Möbius molecules and fragile Mott insulators

Motivated by the concept of Möbius aromatics in organic chemistry, we extend the recently introduced concept of fragile Mott insulators (FMI) to ring-shaped molecules with repulsive Hubbard interactions threaded by a half-quantum of magnetic flux $(hc/2e)$. In this context, an FMI is the insulating ground state of a finite-size molecule that cannot be adiabatically connected to a single Slater determinant, i.e., to a band insulator, provided that time-reversal and lattice translation symmetries are preserved.
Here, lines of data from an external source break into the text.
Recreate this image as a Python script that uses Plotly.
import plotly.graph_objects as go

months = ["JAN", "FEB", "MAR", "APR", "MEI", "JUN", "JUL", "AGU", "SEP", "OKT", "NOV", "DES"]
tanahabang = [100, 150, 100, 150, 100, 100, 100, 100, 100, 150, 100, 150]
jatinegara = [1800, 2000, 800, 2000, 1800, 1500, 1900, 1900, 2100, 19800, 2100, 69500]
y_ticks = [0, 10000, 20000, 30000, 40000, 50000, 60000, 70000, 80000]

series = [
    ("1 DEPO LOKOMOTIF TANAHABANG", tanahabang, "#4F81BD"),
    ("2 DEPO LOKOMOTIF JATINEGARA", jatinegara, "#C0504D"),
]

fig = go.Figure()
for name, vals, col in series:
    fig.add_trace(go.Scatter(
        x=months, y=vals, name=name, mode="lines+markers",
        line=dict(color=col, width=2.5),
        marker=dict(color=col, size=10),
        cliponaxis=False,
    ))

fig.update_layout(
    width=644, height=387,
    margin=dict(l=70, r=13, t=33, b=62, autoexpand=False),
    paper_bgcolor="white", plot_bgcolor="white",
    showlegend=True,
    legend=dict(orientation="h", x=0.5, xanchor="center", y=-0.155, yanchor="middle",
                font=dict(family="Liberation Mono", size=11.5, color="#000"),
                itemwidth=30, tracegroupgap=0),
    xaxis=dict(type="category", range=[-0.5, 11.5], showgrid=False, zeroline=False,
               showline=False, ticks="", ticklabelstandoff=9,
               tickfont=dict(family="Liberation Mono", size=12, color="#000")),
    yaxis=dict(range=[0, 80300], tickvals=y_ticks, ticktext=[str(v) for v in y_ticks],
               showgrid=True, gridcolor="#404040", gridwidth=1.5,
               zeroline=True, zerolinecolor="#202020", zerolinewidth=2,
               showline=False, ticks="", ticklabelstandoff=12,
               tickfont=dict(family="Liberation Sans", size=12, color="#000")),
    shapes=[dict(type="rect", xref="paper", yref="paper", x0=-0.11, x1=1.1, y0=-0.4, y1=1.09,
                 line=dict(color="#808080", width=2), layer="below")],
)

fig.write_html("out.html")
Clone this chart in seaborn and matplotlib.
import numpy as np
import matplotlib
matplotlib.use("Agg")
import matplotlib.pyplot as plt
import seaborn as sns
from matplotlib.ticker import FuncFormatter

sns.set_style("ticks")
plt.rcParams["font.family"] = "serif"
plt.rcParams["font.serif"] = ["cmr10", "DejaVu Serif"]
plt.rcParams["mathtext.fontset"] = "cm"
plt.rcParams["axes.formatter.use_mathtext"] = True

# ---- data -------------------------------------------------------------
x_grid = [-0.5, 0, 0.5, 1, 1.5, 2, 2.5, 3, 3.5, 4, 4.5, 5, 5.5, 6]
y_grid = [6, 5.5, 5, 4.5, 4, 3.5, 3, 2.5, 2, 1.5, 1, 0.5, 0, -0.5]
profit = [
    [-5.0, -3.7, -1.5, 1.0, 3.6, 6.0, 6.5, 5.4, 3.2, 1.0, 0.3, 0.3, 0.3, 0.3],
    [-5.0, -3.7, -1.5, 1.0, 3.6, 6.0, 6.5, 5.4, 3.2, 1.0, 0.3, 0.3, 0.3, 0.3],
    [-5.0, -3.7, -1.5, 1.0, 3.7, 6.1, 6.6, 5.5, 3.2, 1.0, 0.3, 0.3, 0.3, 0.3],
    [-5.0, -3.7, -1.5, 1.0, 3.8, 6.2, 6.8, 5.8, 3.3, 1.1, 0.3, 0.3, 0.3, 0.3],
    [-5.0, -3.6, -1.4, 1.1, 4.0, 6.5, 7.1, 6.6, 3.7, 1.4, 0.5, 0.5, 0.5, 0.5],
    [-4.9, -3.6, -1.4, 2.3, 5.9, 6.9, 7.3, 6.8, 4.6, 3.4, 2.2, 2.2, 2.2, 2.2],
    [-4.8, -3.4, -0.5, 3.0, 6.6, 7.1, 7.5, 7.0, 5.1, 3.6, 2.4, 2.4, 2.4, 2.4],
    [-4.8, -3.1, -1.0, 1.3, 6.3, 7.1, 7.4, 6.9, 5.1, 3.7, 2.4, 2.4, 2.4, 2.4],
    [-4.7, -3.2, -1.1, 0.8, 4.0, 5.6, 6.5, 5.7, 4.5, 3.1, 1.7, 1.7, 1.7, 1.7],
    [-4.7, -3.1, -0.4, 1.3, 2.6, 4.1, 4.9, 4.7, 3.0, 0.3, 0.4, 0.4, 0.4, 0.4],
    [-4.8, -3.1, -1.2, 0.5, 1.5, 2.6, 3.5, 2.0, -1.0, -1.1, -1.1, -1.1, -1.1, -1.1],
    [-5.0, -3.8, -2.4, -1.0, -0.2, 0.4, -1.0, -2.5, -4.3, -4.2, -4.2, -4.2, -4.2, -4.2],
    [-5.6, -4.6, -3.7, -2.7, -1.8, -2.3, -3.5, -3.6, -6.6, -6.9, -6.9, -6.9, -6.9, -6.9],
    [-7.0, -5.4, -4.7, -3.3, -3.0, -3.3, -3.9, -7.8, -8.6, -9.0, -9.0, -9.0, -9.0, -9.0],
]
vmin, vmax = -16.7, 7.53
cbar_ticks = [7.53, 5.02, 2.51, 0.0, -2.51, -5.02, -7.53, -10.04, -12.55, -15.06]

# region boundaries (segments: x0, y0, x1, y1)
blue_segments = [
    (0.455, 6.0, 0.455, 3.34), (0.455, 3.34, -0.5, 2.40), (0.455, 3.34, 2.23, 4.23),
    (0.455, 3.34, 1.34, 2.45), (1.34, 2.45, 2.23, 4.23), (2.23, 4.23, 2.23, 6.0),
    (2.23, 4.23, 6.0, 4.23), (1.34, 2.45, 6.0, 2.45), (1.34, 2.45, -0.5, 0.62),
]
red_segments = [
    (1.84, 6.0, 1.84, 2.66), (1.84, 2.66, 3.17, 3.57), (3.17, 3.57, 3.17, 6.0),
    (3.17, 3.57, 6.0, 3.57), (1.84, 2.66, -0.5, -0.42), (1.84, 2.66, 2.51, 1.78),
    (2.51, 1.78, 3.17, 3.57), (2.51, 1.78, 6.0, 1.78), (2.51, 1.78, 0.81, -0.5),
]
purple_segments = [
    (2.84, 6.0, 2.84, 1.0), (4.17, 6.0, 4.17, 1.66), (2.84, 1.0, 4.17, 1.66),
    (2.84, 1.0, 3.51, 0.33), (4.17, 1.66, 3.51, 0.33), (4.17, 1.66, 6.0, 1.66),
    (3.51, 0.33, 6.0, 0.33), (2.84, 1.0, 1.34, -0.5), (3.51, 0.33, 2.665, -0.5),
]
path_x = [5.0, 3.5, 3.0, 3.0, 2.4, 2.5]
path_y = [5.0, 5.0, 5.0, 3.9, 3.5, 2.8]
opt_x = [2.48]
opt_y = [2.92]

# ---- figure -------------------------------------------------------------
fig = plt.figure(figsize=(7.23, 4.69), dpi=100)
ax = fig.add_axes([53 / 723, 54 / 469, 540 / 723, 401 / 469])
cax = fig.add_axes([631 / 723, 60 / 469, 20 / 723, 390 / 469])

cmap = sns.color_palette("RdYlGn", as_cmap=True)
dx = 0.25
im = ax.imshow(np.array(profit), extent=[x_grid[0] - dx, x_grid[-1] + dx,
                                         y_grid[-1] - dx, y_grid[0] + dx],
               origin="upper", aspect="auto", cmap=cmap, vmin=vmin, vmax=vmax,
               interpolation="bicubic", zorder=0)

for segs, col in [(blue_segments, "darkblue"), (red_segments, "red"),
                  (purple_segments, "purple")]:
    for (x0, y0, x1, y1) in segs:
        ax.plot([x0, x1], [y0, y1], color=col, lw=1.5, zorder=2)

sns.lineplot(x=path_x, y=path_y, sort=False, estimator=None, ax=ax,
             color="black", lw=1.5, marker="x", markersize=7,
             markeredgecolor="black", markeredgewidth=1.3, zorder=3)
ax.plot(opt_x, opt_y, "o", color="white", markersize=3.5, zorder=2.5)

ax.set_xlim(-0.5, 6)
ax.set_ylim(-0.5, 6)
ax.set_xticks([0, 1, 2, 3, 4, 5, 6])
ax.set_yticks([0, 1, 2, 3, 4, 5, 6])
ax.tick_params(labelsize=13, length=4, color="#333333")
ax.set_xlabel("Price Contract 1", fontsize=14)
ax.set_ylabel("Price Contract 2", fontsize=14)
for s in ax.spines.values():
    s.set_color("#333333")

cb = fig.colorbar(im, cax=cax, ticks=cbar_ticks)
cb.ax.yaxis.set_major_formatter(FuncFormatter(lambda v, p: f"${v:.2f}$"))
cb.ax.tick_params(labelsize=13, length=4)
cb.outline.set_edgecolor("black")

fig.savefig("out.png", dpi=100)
Based on exact numerical diagonalization for finite Hubbard interaction strength $U$ and existing Bethe-ansatz studies of the one-dimensional Hubbard model in the large-$U$ limit, we establish a duality between Hubbard molecules with $4n$ and $4n+2$ sites, with $n$ integer. A molecule with $4n$ sites is an FMI in the absence of flux but becomes a band insulator in the presence of a half-quantum of flux, while a molecule with $4n+2$ sites is a band insulator in the absence of flux but becomes an FMI in the presence of a half-quantum of flux. Including next-nearest-neighbor hoppings gives rise to new FMI states that belong to multidimensional irreducible representations of the molecular point group, giving rise to a rich phase diagram.

Figure 1

Orbital topology of (a) an aromatic molecule and (b) a Möbius aromatic.

Figure 2

Ground-state energy of the four-site (red diamonds) and six-site (blue circles) half-filled Hubbard model with zero flux (open markers) and $\pi$ flux (filled markers), obtained by ED. The BIs are lower in energy than the FMIs.

Figure 3

Single-particle energy levels for the four- and six-site rings at $U=0$. The insets give the $U>0$ ground-state eigenvalues $\lambda$ and $\tilde{\lambda }$ of the translation operators ${\mathcal{R}}_0$ and ${\mathcal{R}}_{\varphi }$, respectively.

Figure 4

Phase diagram for $N=6$ at 0 flux with nearest-neighbor hopping $t_1$ and NNN hopping $t_2$, obtained by ED. Ground states are labeled by a symbol ${}^{2S+1}\Gamma$, where $\Gamma$ denotes the irreducible representation of the molecular point group $C_{6v}$ according to which the ground state transforms and $S$ is the total spin in the ground state.

Figure 5

Phase diagram for $N=6$ at $\pi$-flux with nearest-neighbor hopping $t_1$ and NNN hopping $t_2$, obtained by ED. Ground states are labeled by a symbol ${}^{2S+1}\tilde{\Gamma }$ where $\tilde{\Gamma }$ denotes the irreducible representation of the molecular point group $C_{6v}$ according to which the ground state transforms and $S$ is the total spin in the ground state. $\tilde{\Gamma }$ differs from $\Gamma$ in the definition of the translation operator (${\mathcal{R}}_{\pi /N}$ for $\pi$ flux and ${\mathcal{R}}_0$ for zero flux, see Sec. 3).